- STATED TASK
All of the material should be reproduced exactly, with pictures left out.

:::

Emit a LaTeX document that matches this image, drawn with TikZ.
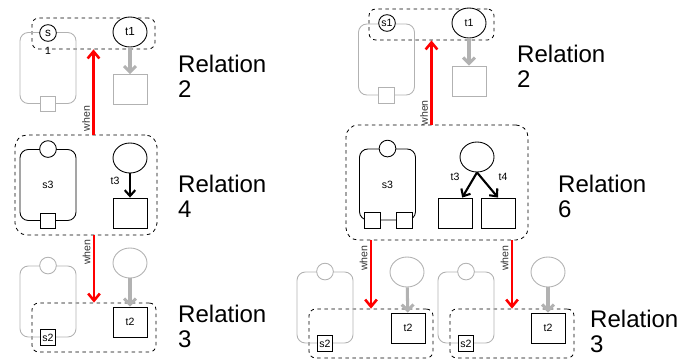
\documentclass[tikz,border=0pt]{standalone}
\usepackage{fontspec}
\setmainfont{Liberation Sans}
\usetikzlibrary{shapes.geometric,arrows.meta}

\begin{document}
\begin{tikzpicture}[x=0.03cm, y=-0.03cm,
        every node/.style={inner sep=0pt, font=\fontsize{9}{10}\selectfont},
        grp/.style={draw, dashed, line width=0.7pt, rounded corners=0.2cm},
        state/.style={draw, rectangle, rounded corners=0.25cm, line width=0.75pt, minimum width=1.68cm, minimum height=2.13cm},
        port/.style={draw, fill=white, line width=0.75pt, minimum size=0.47cm},
        init/.style={circle, draw, fill=white, line width=0.75pt, minimum size=0.5cm},
        trig/.style={ellipse, draw, fill=white, line width=0.75pt, minimum width=1.02cm, minimum height=0.9cm},
        goal/.style={draw, fill=white, line width=0.75pt, minimum width=1.02cm, minimum height=0.9cm},
        faded/.style={draw=gray!60},
        rel/.style={anchor=north west, align=left, font=\fontsize{20.5}{21.3}\selectfont},
        whenarr/.style={red, line width=2.2pt, -{Straight Barb[length=6pt,width=10pt]}},
        whentxt/.style={rotate=90, anchor=south, inner sep=2pt, text=black!80},
        grayarr/.style={gray!60, line width=2.6pt, -{Straight Barb[length=5pt,width=10pt]}},
        blkarr/.style={black, line width=1.8pt, -{Straight Barb[length=5pt,width=9pt]}}
    ]
        \useasboundingbox (0,0) rectangle (678,361);

        % left: relation 2
        \node[grp, minimum width=3.69cm, minimum height=0.93cm] (grpA) at (93.5,33.5) {};
        \node[state, faded] (stA) at (48,68) {};
        \node[port, faded] (sqA) at (stA.south) {};
        \node[init, font=\fontsize{10}{11}\selectfont, label={[label distance=0.15cm]below:1}] (s1A) at (48,33) {s};
        \node[trig, font=\fontsize{10}{11}\selectfont] (t1A) at (130,32) {t1};
        \node[goal, faded] (bxA) at (130,89.5) {};
        \draw[grayarr] (t1A) -- (bxA);

        % left: relation 4
        \node[grp, rounded corners=0.36cm, minimum width=4.26cm, minimum height=3cm] (grpB) at (86,185) {};
        \node[state] (stB) at (48,185) {s3};
        \node[init] (ciB) at (stB.north) {};
        \node[port] (sqB) at (stB.south) {};
        \node[trig] (t3B) at (130,158) {};
        \node[goal] (bxB) at (130,213) {};
        \draw[blkarr] (t3B) -- (bxB);
        \node at ([shift={(-15,23)}]t3B.center) {t3};

        % left: relation 3
        \node[grp, minimum width=3.72cm, minimum height=1.47cm] (grpC) at (94,327.5) {};
        \node[state, faded] (stC) at (48,301.5) {};
        \node[init, faded] (ciC) at (stC.north) {};
        \node[port] (s2C) at (stC.south) {s2};
        \node[trig, faded] (t2C) at (130,263) {};
        \node[goal] (bxC) at (130,322) {t2};
        \draw[grayarr] (t2C) -- (bxC);

        \draw[whenarr] (grpB.north -| grpA.south) -- node[whentxt, pos=0.19] {when} (grpA.south);
        \draw[whenarr] (grpB.south -| grpC.north) -- node[whentxt, pos=0.25] {when} (grpC.north);

        \node[rel] (relA) at (178,55) {Relation\\2};
        \node[rel] (relB) at (178,175) {Relation\\4};
        \node[rel] (relC) at (178,305) {Relation\\3};

        % right: relation 2
        \node[grp, minimum width=3.75cm, minimum height=0.93cm] (grpD) at (431.5,24.5) {};
        \node[state, faded] (stD) at (386.5,59.5) {};
        \node[port, faded] (sqD) at (stD.south) {};
        \node[init] (s1D) at (387,23) {s1};
        \node[trig] (t1D) at (469,23) {t1};
        \node[goal, faded] (bxD) at (469,81) {};
        \draw[grayarr] (t1D) -- (bxD);

        % right: relation 6
        \node[grp, rounded corners=0.36cm, minimum width=5.46cm, minimum height=3.45cm] (grpE) at (437,182.5) {};
        \node[state] (stE) at (387.5,184.5) {s3};
        \node[init] (ciE) at (stE.north) {};
        \node[port] (sqE1) at ([xshift=-0.46cm]stE.south) {};
        \node[port] (sqE2) at ([xshift=0.5cm]stE.south) {};
        \node[trig] (t34E) at (477,157) {};
        \node[goal] (bxE1) at (455.5,213) {};
        \node[goal] (bxE2) at (498,213) {};
        \draw[blkarr] (t34E.south) -- ([xshift=0.2cm]bxE1.north);
        \draw[blkarr] (t34E.south) -- (bxE2.north);
        \node at ([shift={(-22,20)}]t34E.center) {t3};
        \node at ([shift={(26,20)}]t34E.center) {t4};

        % right: relation 3, twice
        \node[grp, minimum width=3.72cm, minimum height=1.47cm] (grpF) at (371,333.5) {};
        \node[state, faded] (stF) at (325,307.5) {};
        \node[init, faded] (ciF) at (stF.north) {};
        \node[port] (s2F) at (stF.south) {s2};
        \node[trig, faded] (t2F) at (407,272) {};
        \node[goal] (bxF) at (408,328) {t2};
        \draw[grayarr] (t2F) -- (bxF);

        \node[grp, minimum width=3.72cm, minimum height=1.47cm] (grpG) at (512,333.5) {};
        \node[state, faded] (stG) at (466,307.5) {};
        \node[init, faded] (ciG) at (stG.north) {};
        \node[port] (s2G) at (stG.south) {s2};
        \node[trig, faded] (t2G) at (548,272) {};
        \node[goal] (bxG) at (548,328) {t2};
        \draw[grayarr] (t2G) -- (bxG);

        \draw[whenarr] (grpE.north -| grpD.south) -- node[whentxt, pos=0.14] {when} (grpD.south);
        \draw[whenarr] (grpE.south -| grpF.north) -- node[whentxt, pos=0.26] {when} (grpF.north);
        \draw[whenarr] (grpE.south -| grpG.north) -- node[whentxt, pos=0.26] {when} (grpG.north);

        \node[rel] (relD) at (517,45) {Relation\\2};
        \node[rel] (relE) at (558,175) {Relation\\6};
        \node[rel] (relF) at (590,310) {Relation\\3};
    \end{tikzpicture}
\end{document}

:::

- RESPONSE TO THIS EXERCISE
Emit a LaTeX document that matches this image, drawn with TikZ.
\documentclass[tikz,border=0pt]{standalone}
\usepackage{fontspec}
\setmainfont{Liberation Sans}
\usetikzlibrary{shapes.geometric,arrows.meta}

\begin{document}
\begin{tikzpicture}[x=0.03cm, y=-0.03cm,
        every node/.style={inner sep=0pt, font=\fontsize{9}{10}\selectfont},
        grp/.style={draw, dashed, line width=0.7pt, rounded corners=0.2cm},
        state/.style={draw, rectangle, rounded corners=0.25cm, line width=0.75pt, minimum width=1.68cm, minimum height=2.13cm},
        port/.style={draw, fill=white, line width=0.75pt, minimum size=0.47cm},
        init/.style={circle, draw, fill=white, line width=0.75pt, minimum size=0.5cm},
        trig/.style={ellipse, draw, fill=white, line width=0.75pt, minimum width=1.02cm, minimum height=0.9cm},
        goal/.style={draw, fill=white, line width=0.75pt, minimum width=1.02cm, minimum height=0.9cm},
        faded/.style={draw=gray!60},
        rel/.style={anchor=north west, align=left, font=\fontsize{20.5}{21.3}\selectfont},
        whenarr/.style={red, line width=2.2pt, -{Straight Barb[length=6pt,width=10pt]}},
        whentxt/.style={rotate=90, anchor=south, inner sep=2pt, text=black!80},
        grayarr/.style={gray!60, line width=2.6pt, -{Straight Barb[length=5pt,width=10pt]}},
        blkarr/.style={black, line width=1.8pt, -{Straight Barb[length=5pt,width=9pt]}}
    ]
        \useasboundingbox (0,0) rectangle (678,361);

        % left: relation 2
        \node[grp, minimum width=3.69cm, minimum height=0.93cm] (grpA) at (93.5,33.5) {};
        \node[state, faded] (stA) at (48,68) {};
        \node[port, faded] (sqA) at (stA.south) {};
        \node[init, font=\fontsize{10}{11}\selectfont, label={[label distance=0.15cm]below:1}] (s1A) at (48,33) {s};
        \node[trig, font=\fontsize{10}{11}\selectfont] (t1A) at (130,32) {t1};
        \node[goal, faded] (bxA) at (130,89.5) {};
        \draw[grayarr] (t1A) -- (bxA);

        % left: relation 4
        \node[grp, rounded corners=0.36cm, minimum width=4.26cm, minimum height=3cm] (grpB) at (86,185) {};
        \node[state] (stB) at (48,185) {s3};
        \node[init] (ciB) at (stB.north) {};
        \node[port] (sqB) at (stB.south) {};
        \node[trig] (t3B) at (130,158) {};
        \node[goal] (bxB) at (130,213) {};
        \draw[blkarr] (t3B) -- (bxB);
        \node at ([shift={(-15,23)}]t3B.center) {t3};

        % left: relation 3
        \node[grp, minimum width=3.72cm, minimum height=1.47cm] (grpC) at (94,327.5) {};
        \node[state, faded] (stC) at (48,301.5) {};
        \node[init, faded] (ciC) at (stC.north) {};
        \node[port] (s2C) at (stC.south) {s2};
        \node[trig, faded] (t2C) at (130,263) {};
        \node[goal] (bxC) at (130,322) {t2};
        \draw[grayarr] (t2C) -- (bxC);

        \draw[whenarr] (grpB.north -| grpA.south) -- node[whentxt, pos=0.19] {when} (grpA.south);
        \draw[whenarr] (grpB.south -| grpC.north) -- node[whentxt, pos=0.25] {when} (grpC.north);

        \node[rel] (relA) at (178,55) {Relation\\2};
        \node[rel] (relB) at (178,175) {Relation\\4};
        \node[rel] (relC) at (178,305) {Relation\\3};

        % right: relation 2
        \node[grp, minimum width=3.75cm, minimum height=0.93cm] (grpD) at (431.5,24.5) {};
        \node[state, faded] (stD) at (386.5,59.5) {};
        \node[port, faded] (sqD) at (stD.south) {};
        \node[init] (s1D) at (387,23) {s1};
        \node[trig] (t1D) at (469,23) {t1};
        \node[goal, faded] (bxD) at (469,81) {};
        \draw[grayarr] (t1D) -- (bxD);

        % right: relation 6
        \node[grp, rounded corners=0.36cm, minimum width=5.46cm, minimum height=3.45cm] (grpE) at (437,182.5) {};
        \node[state] (stE) at (387.5,184.5) {s3};
        \node[init] (ciE) at (stE.north) {};
        \node[port] (sqE1) at ([xshift=-0.46cm]stE.south) {};
        \node[port] (sqE2) at ([xshift=0.5cm]stE.south) {};
        \node[trig] (t34E) at (477,157) {};
        \node[goal] (bxE1) at (455.5,213) {};
        \node[goal] (bxE2) at (498,213) {};
        \draw[blkarr] (t34E.south) -- ([xshift=0.2cm]bxE1.north);
        \draw[blkarr] (t34E.south) -- (bxE2.north);
        \node at ([shift={(-22,20)}]t34E.center) {t3};
        \node at ([shift={(26,20)}]t34E.center) {t4};

        % right: relation 3, twice
        \node[grp, minimum width=3.72cm, minimum height=1.47cm] (grpF) at (371,333.5) {};
        \node[state, faded] (stF) at (325,307.5) {};
        \node[init, faded] (ciF) at (stF.north) {};
        \node[port] (s2F) at (stF.south) {s2};
        \node[trig, faded] (t2F) at (407,272) {};
        \node[goal] (bxF) at (408,328) {t2};
        \draw[grayarr] (t2F) -- (bxF);

        \node[grp, minimum width=3.72cm, minimum height=1.47cm] (grpG) at (512,333.5) {};
        \node[state, faded] (stG) at (466,307.5) {};
        \node[init, faded] (ciG) at (stG.north) {};
        \node[port] (s2G) at (stG.south) {s2};
        \node[trig, faded] (t2G) at (548,272) {};
        \node[goal] (bxG) at (548,328) {t2};
        \draw[grayarr] (t2G) -- (bxG);

        \draw[whenarr] (grpE.north -| grpD.south) -- node[whentxt, pos=0.14] {when} (grpD.south);
        \draw[whenarr] (grpE.south -| grpF.north) -- node[whentxt, pos=0.26] {when} (grpF.north);
        \draw[whenarr] (grpE.south -| grpG.north) -- node[whentxt, pos=0.26] {when} (grpG.north);

        \node[rel] (relD) at (517,45) {Relation\\2};
        \node[rel] (relE) at (558,175) {Relation\\6};
        \node[rel] (relF) at (590,310) {Relation\\3};
    \end{tikzpicture}
\end{document}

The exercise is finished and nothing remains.